Exclude images, then output the remaining data verbatim.
-- START OF Information provided --
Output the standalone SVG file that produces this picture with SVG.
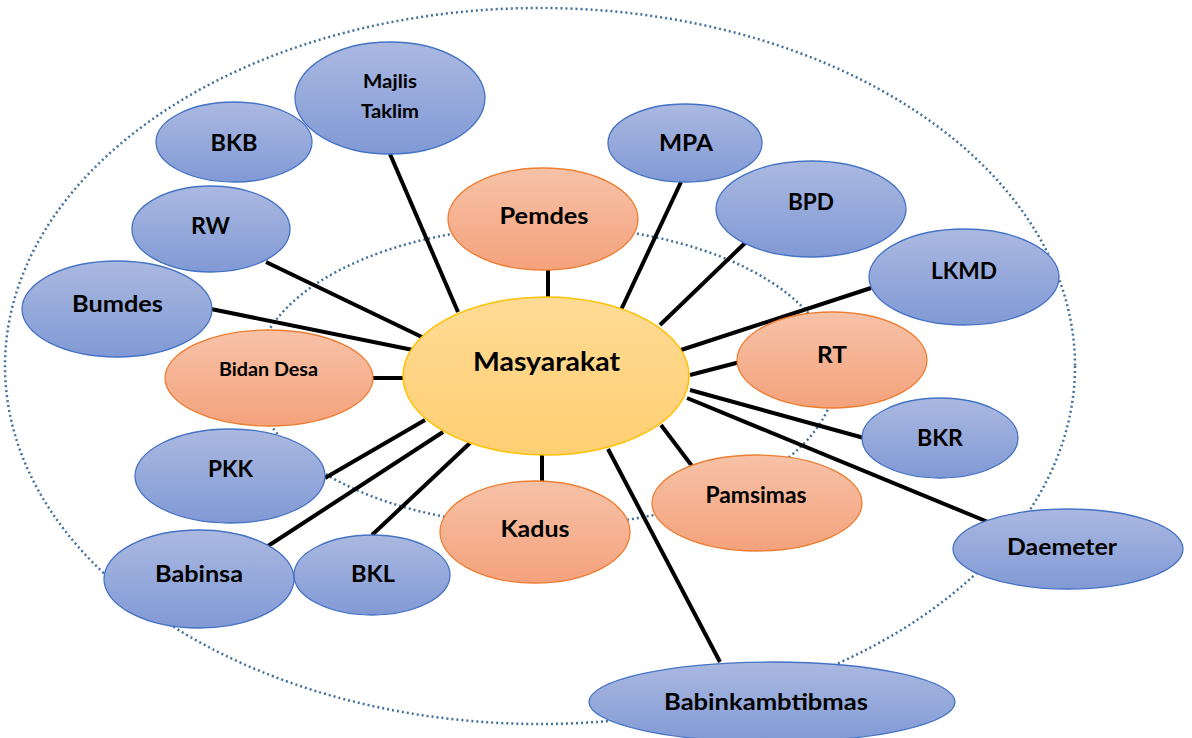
<svg xmlns="http://www.w3.org/2000/svg" width="1192" height="738" viewBox="0 0 1192 738">
<defs>
<linearGradient id="gb" x1="0" y1="0" x2="0" y2="1"><stop offset="0" stop-color="#abb9e1"/><stop offset="1" stop-color="#8199d5"/></linearGradient>
<linearGradient id="go" x1="0" y1="0" x2="0" y2="1"><stop offset="0" stop-color="#f7c2a8"/><stop offset="1" stop-color="#f4a27c"/></linearGradient>
<linearGradient id="gy" x1="0" y1="0" x2="0" y2="1"><stop offset="0" stop-color="#ffdb96"/><stop offset="1" stop-color="#ffcf72"/></linearGradient>
<style>
.b{fill:url(#gb);stroke:#4472c4;stroke-width:1.3}
.o{fill:url(#go);stroke:#ed7d31;stroke-width:1.3}
.y{fill:url(#gy);stroke:#ffc000;stroke-width:1.5}
.d{fill:none;stroke:#41719c;stroke-width:2.5;stroke-dasharray:2 3}
.c line{stroke:#000;stroke-width:4}
text{font-family:Lato,"Open Sans","Liberation Sans",sans-serif;font-weight:bold;fill:#000;text-anchor:middle}
.t{font-size:22.5px}
</style>
</defs>
<rect width="1192" height="738" fill="#fff"/>
<ellipse class="d" cx="540" cy="366" rx="535" ry="358"/>
<ellipse class="d" cx="545" cy="376" rx="290" ry="150"/>
<g class="c" id="connectors">
<line x1="390" y1="154" x2="458" y2="312"/>
<line x1="266" y1="262" x2="424" y2="338"/>
<line x1="211" y1="309" x2="413" y2="350"/>
<line x1="373" y1="378" x2="404" y2="378"/>
<line x1="325" y1="478" x2="425" y2="420"/>
<line x1="268" y1="546" x2="443" y2="432"/>
<line x1="372" y1="535" x2="470" y2="443"/>
<line x1="542" y1="455" x2="542" y2="488"/>
<line x1="608" y1="449" x2="720" y2="662"/>
<line x1="661" y1="425" x2="692" y2="466"/>
<line x1="687" y1="398" x2="988" y2="522"/>
<line x1="690" y1="390" x2="864" y2="438"/>
<line x1="690" y1="375" x2="740" y2="362"/>
<line x1="681" y1="350" x2="871" y2="288"/>
<line x1="660" y1="325" x2="745" y2="243"/>
<line x1="621" y1="310" x2="681" y2="182"/>
<line x1="548" y1="270" x2="548" y2="298"/>
</g>
<g id="majlis"><ellipse class="b" cx="390" cy="98" rx="95" ry="56"/><text x="390" y="88" font-size="18.5" textLength="54" lengthAdjust="spacingAndGlyphs">Majlis</text><text x="390" y="118" font-size="18.5" textLength="58" lengthAdjust="spacingAndGlyphs">Taklim</text></g>
<g id="bkb"><ellipse class="b" cx="234" cy="142" rx="78" ry="40"/><text class="t" x="234" y="151" textLength="47" lengthAdjust="spacingAndGlyphs">BKB</text></g>
<g id="rw"><ellipse class="b" cx="211" cy="229" rx="79" ry="43"/><text class="t" x="210.5" y="234" textLength="39" lengthAdjust="spacingAndGlyphs">RW</text></g>
<g id="bumdes"><ellipse class="b" cx="117" cy="309" rx="95" ry="48"/><text class="t" x="117.5" y="312" textLength="91" lengthAdjust="spacingAndGlyphs">Bumdes</text></g>
<g id="bidan"><ellipse class="o" cx="269" cy="378" rx="104" ry="48"/><text x="268.5" y="376" font-size="19.5" textLength="99" lengthAdjust="spacingAndGlyphs">Bidan Desa</text></g>
<g id="pkk"><ellipse class="b" cx="230" cy="476" rx="95" ry="47"/><text class="t" x="230.5" y="477" textLength="45" lengthAdjust="spacingAndGlyphs">PKK</text></g>
<g id="babinsa"><ellipse class="b" cx="199" cy="579" rx="95" ry="49"/><text class="t" x="199" y="582" textLength="88" lengthAdjust="spacingAndGlyphs">Babinsa</text></g>
<g id="bkl"><ellipse class="b" cx="372" cy="575" rx="78" ry="40"/><text class="t" x="373" y="582" textLength="44" lengthAdjust="spacingAndGlyphs">BKL</text></g>
<g id="kadus"><ellipse class="o" cx="535" cy="532" rx="95" ry="51"/><text class="t" x="535" y="537" textLength="69" lengthAdjust="spacingAndGlyphs">Kadus</text></g>
<g id="pemdes"><ellipse class="o" cx="543" cy="219" rx="95" ry="51"/><text class="t" x="544" y="224" textLength="89" lengthAdjust="spacingAndGlyphs">Pemdes</text></g>
<g id="masyarakat"><ellipse class="y" cx="546" cy="376" rx="143" ry="79"/><text x="546.5" y="371" font-size="26.5" textLength="147" lengthAdjust="spacingAndGlyphs">Masyarakat</text></g>
<g id="mpa"><ellipse class="b" cx="685" cy="143" rx="77" ry="39"/><text class="t" x="686" y="151" textLength="54" lengthAdjust="spacingAndGlyphs">MPA</text></g>
<g id="bpd"><ellipse class="b" cx="811" cy="209" rx="95" ry="48"/><text class="t" x="811" y="210" textLength="46" lengthAdjust="spacingAndGlyphs">BPD</text></g>
<g id="lkmd"><ellipse class="b" cx="964" cy="277" rx="95" ry="48"/><text class="t" x="964" y="279" textLength="66" lengthAdjust="spacingAndGlyphs">LKMD</text></g>
<g id="rt"><ellipse class="o" cx="832" cy="360" rx="95" ry="48"/><text class="t" x="832" y="363" textLength="30" lengthAdjust="spacingAndGlyphs">RT</text></g>
<g id="bkr"><ellipse class="b" cx="940" cy="438" rx="78" ry="40"/><text class="t" x="940" y="446" textLength="46" lengthAdjust="spacingAndGlyphs">BKR</text></g>
<g id="pamsimas"><ellipse class="o" cx="757" cy="503" rx="105" ry="48"/><text class="t" x="756" y="503" textLength="101" lengthAdjust="spacingAndGlyphs">Pamsimas</text></g>
<g id="daemeter"><ellipse class="b" cx="1068" cy="549" rx="115" ry="40"/><text class="t" x="1062" y="555" textLength="110" lengthAdjust="spacingAndGlyphs">Daemeter</text></g>
<g id="babinkambtibmas"><ellipse class="b" cx="772" cy="702" rx="183" ry="40"/><text class="t" x="766" y="710" textLength="204" lengthAdjust="spacingAndGlyphs">Babinkambtibmas</text></g>
</svg>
-- END OF Information provided --
Written response -
Output the standalone SVG file that produces this picture with SVG.
<svg xmlns="http://www.w3.org/2000/svg" width="1192" height="738" viewBox="0 0 1192 738">
<defs>
<linearGradient id="gb" x1="0" y1="0" x2="0" y2="1"><stop offset="0" stop-color="#abb9e1"/><stop offset="1" stop-color="#8199d5"/></linearGradient>
<linearGradient id="go" x1="0" y1="0" x2="0" y2="1"><stop offset="0" stop-color="#f7c2a8"/><stop offset="1" stop-color="#f4a27c"/></linearGradient>
<linearGradient id="gy" x1="0" y1="0" x2="0" y2="1"><stop offset="0" stop-color="#ffdb96"/><stop offset="1" stop-color="#ffcf72"/></linearGradient>
<style>
.b{fill:url(#gb);stroke:#4472c4;stroke-width:1.3}
.o{fill:url(#go);stroke:#ed7d31;stroke-width:1.3}
.y{fill:url(#gy);stroke:#ffc000;stroke-width:1.5}
.d{fill:none;stroke:#41719c;stroke-width:2.5;stroke-dasharray:2 3}
.c line{stroke:#000;stroke-width:4}
text{font-family:Lato,"Open Sans","Liberation Sans",sans-serif;font-weight:bold;fill:#000;text-anchor:middle}
.t{font-size:22.5px}
</style>
</defs>
<rect width="1192" height="738" fill="#fff"/>
<ellipse class="d" cx="540" cy="366" rx="535" ry="358"/>
<ellipse class="d" cx="545" cy="376" rx="290" ry="150"/>
<g class="c" id="connectors">
<line x1="390" y1="154" x2="458" y2="312"/>
<line x1="266" y1="262" x2="424" y2="338"/>
<line x1="211" y1="309" x2="413" y2="350"/>
<line x1="373" y1="378" x2="404" y2="378"/>
<line x1="325" y1="478" x2="425" y2="420"/>
<line x1="268" y1="546" x2="443" y2="432"/>
<line x1="372" y1="535" x2="470" y2="443"/>
<line x1="542" y1="455" x2="542" y2="488"/>
<line x1="608" y1="449" x2="720" y2="662"/>
<line x1="661" y1="425" x2="692" y2="466"/>
<line x1="687" y1="398" x2="988" y2="522"/>
<line x1="690" y1="390" x2="864" y2="438"/>
<line x1="690" y1="375" x2="740" y2="362"/>
<line x1="681" y1="350" x2="871" y2="288"/>
<line x1="660" y1="325" x2="745" y2="243"/>
<line x1="621" y1="310" x2="681" y2="182"/>
<line x1="548" y1="270" x2="548" y2="298"/>
</g>
<g id="majlis"><ellipse class="b" cx="390" cy="98" rx="95" ry="56"/><text x="390" y="88" font-size="18.5" textLength="54" lengthAdjust="spacingAndGlyphs">Majlis</text><text x="390" y="118" font-size="18.5" textLength="58" lengthAdjust="spacingAndGlyphs">Taklim</text></g>
<g id="bkb"><ellipse class="b" cx="234" cy="142" rx="78" ry="40"/><text class="t" x="234" y="151" textLength="47" lengthAdjust="spacingAndGlyphs">BKB</text></g>
<g id="rw"><ellipse class="b" cx="211" cy="229" rx="79" ry="43"/><text class="t" x="210.5" y="234" textLength="39" lengthAdjust="spacingAndGlyphs">RW</text></g>
<g id="bumdes"><ellipse class="b" cx="117" cy="309" rx="95" ry="48"/><text class="t" x="117.5" y="312" textLength="91" lengthAdjust="spacingAndGlyphs">Bumdes</text></g>
<g id="bidan"><ellipse class="o" cx="269" cy="378" rx="104" ry="48"/><text x="268.5" y="376" font-size="19.5" textLength="99" lengthAdjust="spacingAndGlyphs">Bidan Desa</text></g>
<g id="pkk"><ellipse class="b" cx="230" cy="476" rx="95" ry="47"/><text class="t" x="230.5" y="477" textLength="45" lengthAdjust="spacingAndGlyphs">PKK</text></g>
<g id="babinsa"><ellipse class="b" cx="199" cy="579" rx="95" ry="49"/><text class="t" x="199" y="582" textLength="88" lengthAdjust="spacingAndGlyphs">Babinsa</text></g>
<g id="bkl"><ellipse class="b" cx="372" cy="575" rx="78" ry="40"/><text class="t" x="373" y="582" textLength="44" lengthAdjust="spacingAndGlyphs">BKL</text></g>
<g id="kadus"><ellipse class="o" cx="535" cy="532" rx="95" ry="51"/><text class="t" x="535" y="537" textLength="69" lengthAdjust="spacingAndGlyphs">Kadus</text></g>
<g id="pemdes"><ellipse class="o" cx="543" cy="219" rx="95" ry="51"/><text class="t" x="544" y="224" textLength="89" lengthAdjust="spacingAndGlyphs">Pemdes</text></g>
<g id="masyarakat"><ellipse class="y" cx="546" cy="376" rx="143" ry="79"/><text x="546.5" y="371" font-size="26.5" textLength="147" lengthAdjust="spacingAndGlyphs">Masyarakat</text></g>
<g id="mpa"><ellipse class="b" cx="685" cy="143" rx="77" ry="39"/><text class="t" x="686" y="151" textLength="54" lengthAdjust="spacingAndGlyphs">MPA</text></g>
<g id="bpd"><ellipse class="b" cx="811" cy="209" rx="95" ry="48"/><text class="t" x="811" y="210" textLength="46" lengthAdjust="spacingAndGlyphs">BPD</text></g>
<g id="lkmd"><ellipse class="b" cx="964" cy="277" rx="95" ry="48"/><text class="t" x="964" y="279" textLength="66" lengthAdjust="spacingAndGlyphs">LKMD</text></g>
<g id="rt"><ellipse class="o" cx="832" cy="360" rx="95" ry="48"/><text class="t" x="832" y="363" textLength="30" lengthAdjust="spacingAndGlyphs">RT</text></g>
<g id="bkr"><ellipse class="b" cx="940" cy="438" rx="78" ry="40"/><text class="t" x="940" y="446" textLength="46" lengthAdjust="spacingAndGlyphs">BKR</text></g>
<g id="pamsimas"><ellipse class="o" cx="757" cy="503" rx="105" ry="48"/><text class="t" x="756" y="503" textLength="101" lengthAdjust="spacingAndGlyphs">Pamsimas</text></g>
<g id="daemeter"><ellipse class="b" cx="1068" cy="549" rx="115" ry="40"/><text class="t" x="1062" y="555" textLength="110" lengthAdjust="spacingAndGlyphs">Daemeter</text></g>
<g id="babinkambtibmas"><ellipse class="b" cx="772" cy="702" rx="183" ry="40"/><text class="t" x="766" y="710" textLength="204" lengthAdjust="spacingAndGlyphs">Babinkambtibmas</text></g>
</svg>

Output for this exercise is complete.